● **What is required**: Extract everything from the first line through the line with "const center = (c: string)", both ends included, except for any pictures.

● **Dataset extract**:

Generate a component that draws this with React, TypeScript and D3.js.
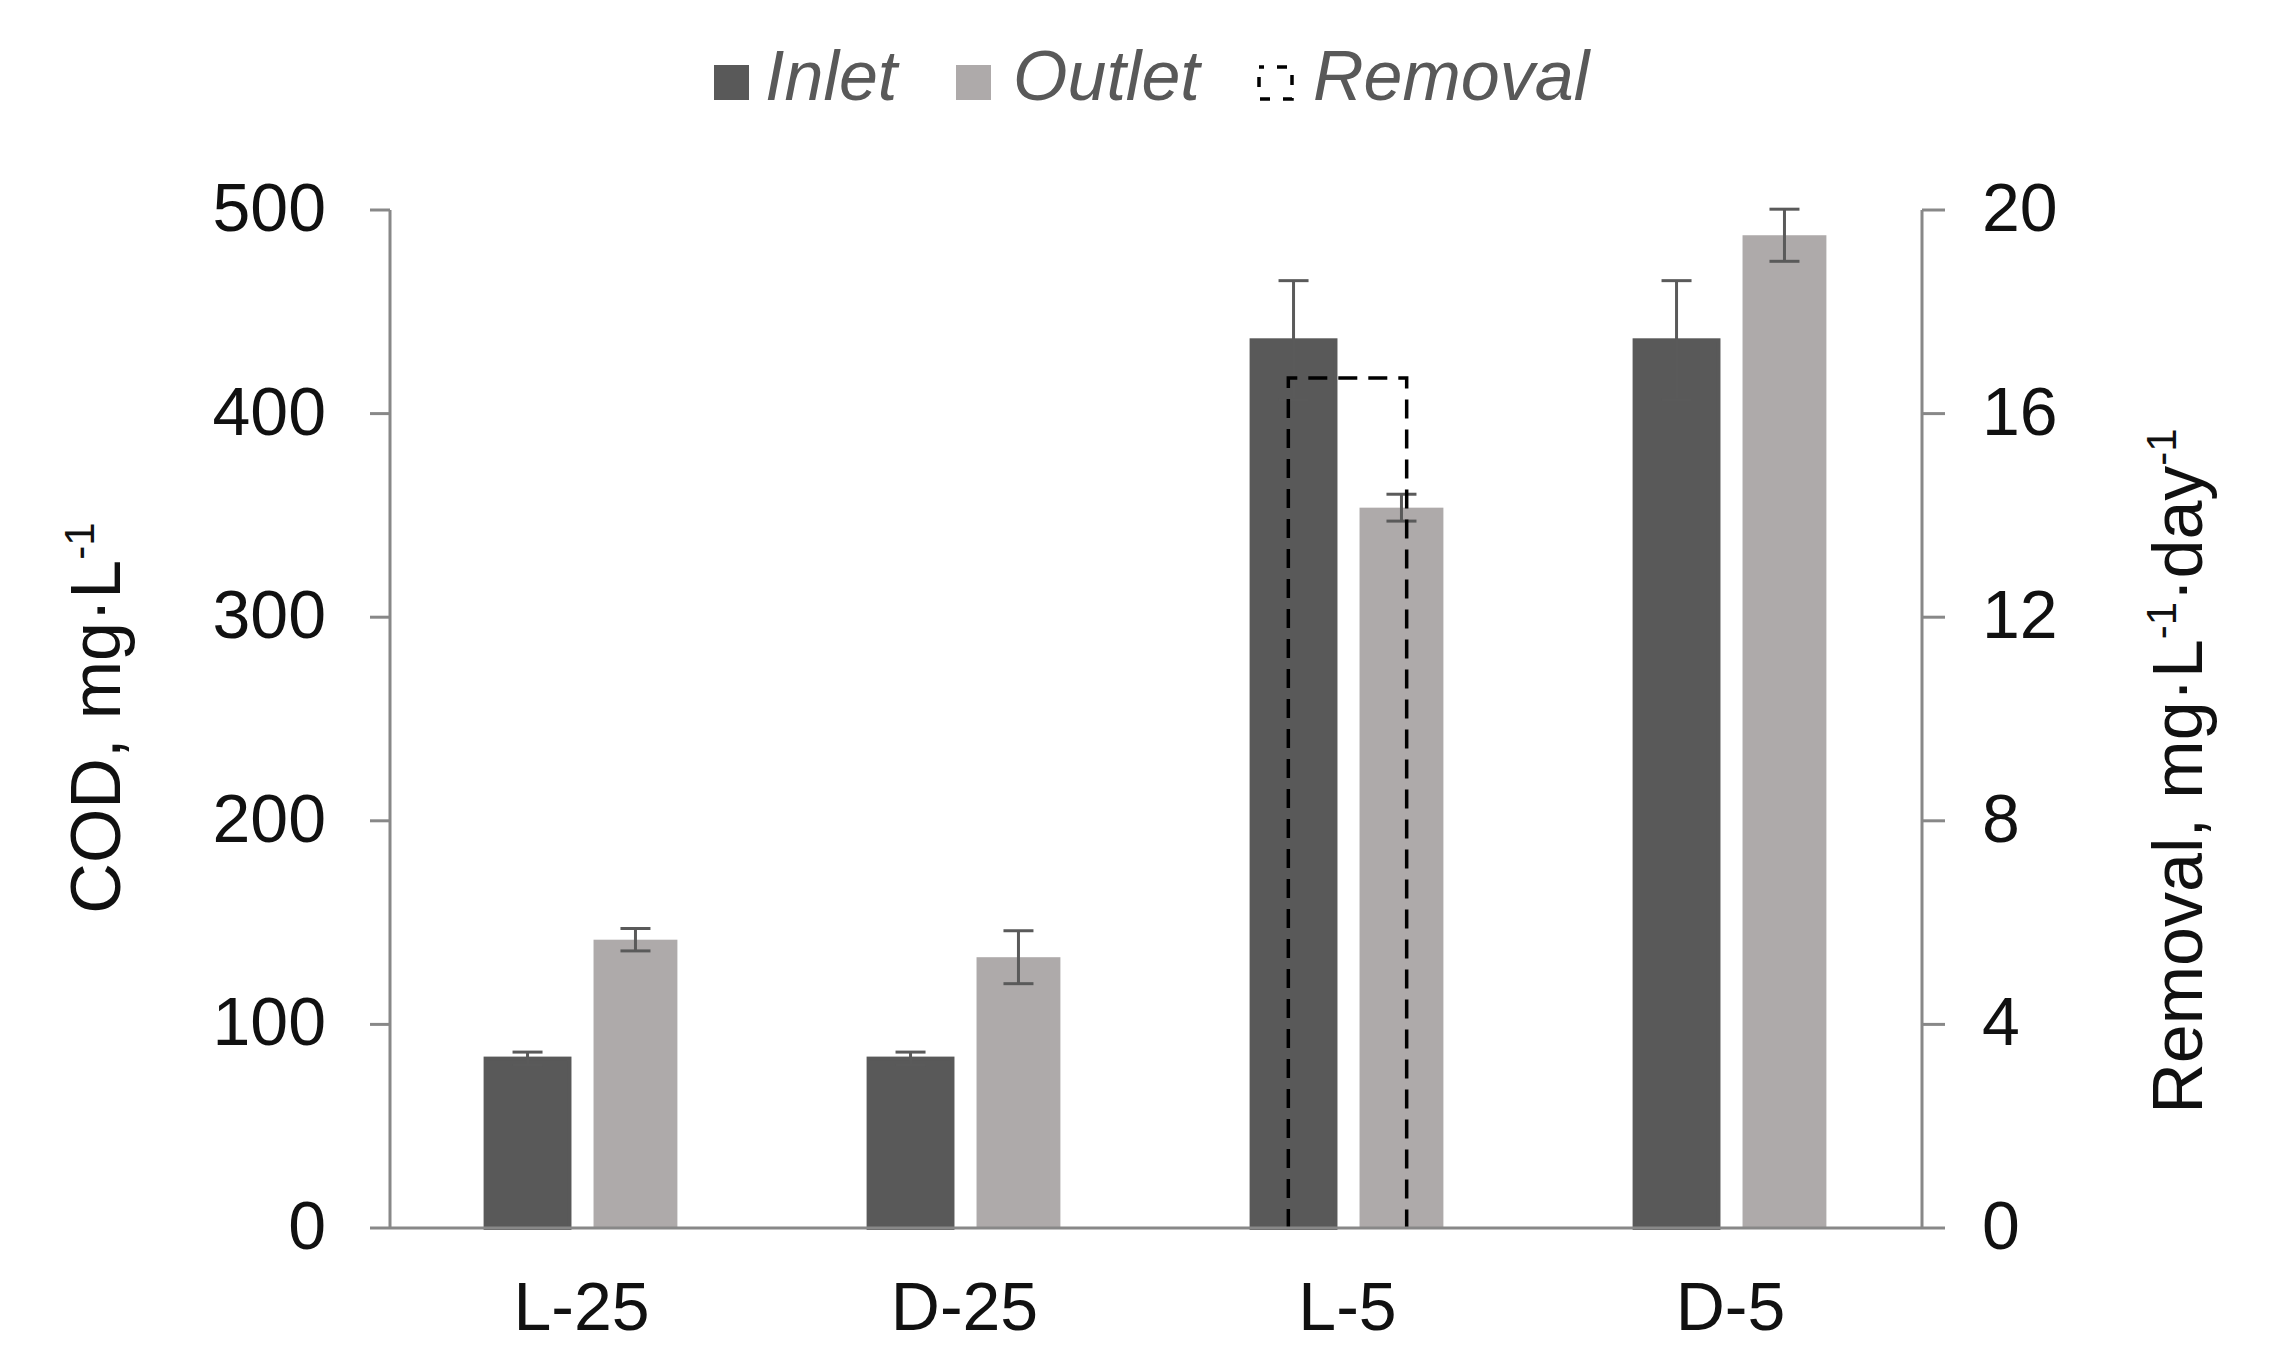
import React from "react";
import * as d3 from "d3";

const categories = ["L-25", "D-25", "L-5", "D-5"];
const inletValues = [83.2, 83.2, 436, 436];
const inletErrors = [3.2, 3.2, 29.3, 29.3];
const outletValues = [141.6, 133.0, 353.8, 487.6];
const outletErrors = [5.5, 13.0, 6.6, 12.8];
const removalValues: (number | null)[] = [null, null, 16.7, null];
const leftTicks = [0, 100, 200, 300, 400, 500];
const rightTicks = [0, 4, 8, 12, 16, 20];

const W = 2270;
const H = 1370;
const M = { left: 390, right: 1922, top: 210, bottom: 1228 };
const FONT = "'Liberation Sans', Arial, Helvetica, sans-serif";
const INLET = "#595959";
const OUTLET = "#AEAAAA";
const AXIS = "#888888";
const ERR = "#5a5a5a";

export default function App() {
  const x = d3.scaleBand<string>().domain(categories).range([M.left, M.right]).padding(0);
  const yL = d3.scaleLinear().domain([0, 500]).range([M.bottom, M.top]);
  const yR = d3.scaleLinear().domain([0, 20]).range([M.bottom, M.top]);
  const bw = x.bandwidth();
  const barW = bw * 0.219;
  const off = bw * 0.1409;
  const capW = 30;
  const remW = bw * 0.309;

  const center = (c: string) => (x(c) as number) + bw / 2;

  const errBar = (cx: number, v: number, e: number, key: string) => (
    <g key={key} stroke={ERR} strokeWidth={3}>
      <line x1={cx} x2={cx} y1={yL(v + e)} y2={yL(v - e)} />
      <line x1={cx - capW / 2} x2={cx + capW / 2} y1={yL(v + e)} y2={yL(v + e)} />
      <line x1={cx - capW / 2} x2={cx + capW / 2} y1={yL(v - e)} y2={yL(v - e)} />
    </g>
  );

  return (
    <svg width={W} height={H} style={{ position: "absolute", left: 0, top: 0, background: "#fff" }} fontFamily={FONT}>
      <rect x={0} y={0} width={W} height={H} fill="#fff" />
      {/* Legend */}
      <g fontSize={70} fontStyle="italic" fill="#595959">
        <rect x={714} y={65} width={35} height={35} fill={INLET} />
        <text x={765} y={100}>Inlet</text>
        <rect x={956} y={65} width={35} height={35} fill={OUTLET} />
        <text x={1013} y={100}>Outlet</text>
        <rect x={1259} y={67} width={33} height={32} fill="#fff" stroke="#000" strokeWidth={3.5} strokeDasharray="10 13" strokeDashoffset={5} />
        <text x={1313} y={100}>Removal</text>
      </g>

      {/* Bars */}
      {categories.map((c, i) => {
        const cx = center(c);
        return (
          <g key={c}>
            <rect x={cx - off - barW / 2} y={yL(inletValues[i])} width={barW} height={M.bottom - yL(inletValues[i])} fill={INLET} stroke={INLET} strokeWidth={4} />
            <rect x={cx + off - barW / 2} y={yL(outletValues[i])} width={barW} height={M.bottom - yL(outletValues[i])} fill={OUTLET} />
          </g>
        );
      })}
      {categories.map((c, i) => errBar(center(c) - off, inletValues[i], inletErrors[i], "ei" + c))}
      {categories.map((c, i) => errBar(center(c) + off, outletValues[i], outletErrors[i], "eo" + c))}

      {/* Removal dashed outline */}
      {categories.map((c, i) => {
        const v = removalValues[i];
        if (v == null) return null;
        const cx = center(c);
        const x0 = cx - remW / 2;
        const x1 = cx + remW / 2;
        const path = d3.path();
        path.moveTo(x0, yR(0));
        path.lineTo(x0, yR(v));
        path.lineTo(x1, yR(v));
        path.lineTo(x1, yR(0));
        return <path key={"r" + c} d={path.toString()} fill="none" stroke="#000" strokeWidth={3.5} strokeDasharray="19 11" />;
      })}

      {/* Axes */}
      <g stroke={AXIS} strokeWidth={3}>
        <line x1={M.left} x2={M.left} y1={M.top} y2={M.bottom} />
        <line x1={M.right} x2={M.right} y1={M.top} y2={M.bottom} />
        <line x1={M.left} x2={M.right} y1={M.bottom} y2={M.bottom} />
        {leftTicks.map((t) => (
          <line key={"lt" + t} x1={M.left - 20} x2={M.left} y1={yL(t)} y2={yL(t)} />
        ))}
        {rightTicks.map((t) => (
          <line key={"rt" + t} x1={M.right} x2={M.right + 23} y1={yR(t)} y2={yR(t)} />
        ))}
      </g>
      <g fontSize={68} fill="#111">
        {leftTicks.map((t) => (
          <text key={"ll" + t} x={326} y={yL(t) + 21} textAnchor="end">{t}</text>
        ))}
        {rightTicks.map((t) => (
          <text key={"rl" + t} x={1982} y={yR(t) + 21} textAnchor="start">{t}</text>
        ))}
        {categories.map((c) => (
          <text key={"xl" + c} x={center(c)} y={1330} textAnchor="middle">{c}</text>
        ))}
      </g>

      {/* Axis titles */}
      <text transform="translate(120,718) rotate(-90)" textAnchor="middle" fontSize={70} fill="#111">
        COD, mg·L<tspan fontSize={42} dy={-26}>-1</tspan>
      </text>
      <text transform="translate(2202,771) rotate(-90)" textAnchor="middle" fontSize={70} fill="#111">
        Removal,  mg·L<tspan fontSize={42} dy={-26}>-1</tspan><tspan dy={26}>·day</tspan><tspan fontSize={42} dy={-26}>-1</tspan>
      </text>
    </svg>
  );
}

● **Task response**:
Generate a component that draws this with React, TypeScript and D3.js.
import React from "react";
import * as d3 from "d3";

const categories = ["L-25", "D-25", "L-5", "D-5"];
const inletValues = [83.2, 83.2, 436, 436];
const inletErrors = [3.2, 3.2, 29.3, 29.3];
const outletValues = [141.6, 133.0, 353.8, 487.6];
const outletErrors = [5.5, 13.0, 6.6, 12.8];
const removalValues: (number | null)[] = [null, null, 16.7, null];
const leftTicks = [0, 100, 200, 300, 400, 500];
const rightTicks = [0, 4, 8, 12, 16, 20];

const W = 2270;
const H = 1370;
const M = { left: 390, right: 1922, top: 210, bottom: 1228 };
const FONT = "'Liberation Sans', Arial, Helvetica, sans-serif";
const INLET = "#595959";
const OUTLET = "#AEAAAA";
const AXIS = "#888888";
const ERR = "#5a5a5a";

export default function App() {
  const x = d3.scaleBand<string>().domain(categories).range([M.left, M.right]).padding(0);
  const yL = d3.scaleLinear().domain([0, 500]).range([M.bottom, M.top]);
  const yR = d3.scaleLinear().domain([0, 20]).range([M.bottom, M.top]);
  const bw = x.bandwidth();
  const barW = bw * 0.219;
  const off = bw * 0.1409;
  const capW = 30;
  const remW = bw * 0.309;

  const center = (c: string) => (x(c) as number) + bw / 2;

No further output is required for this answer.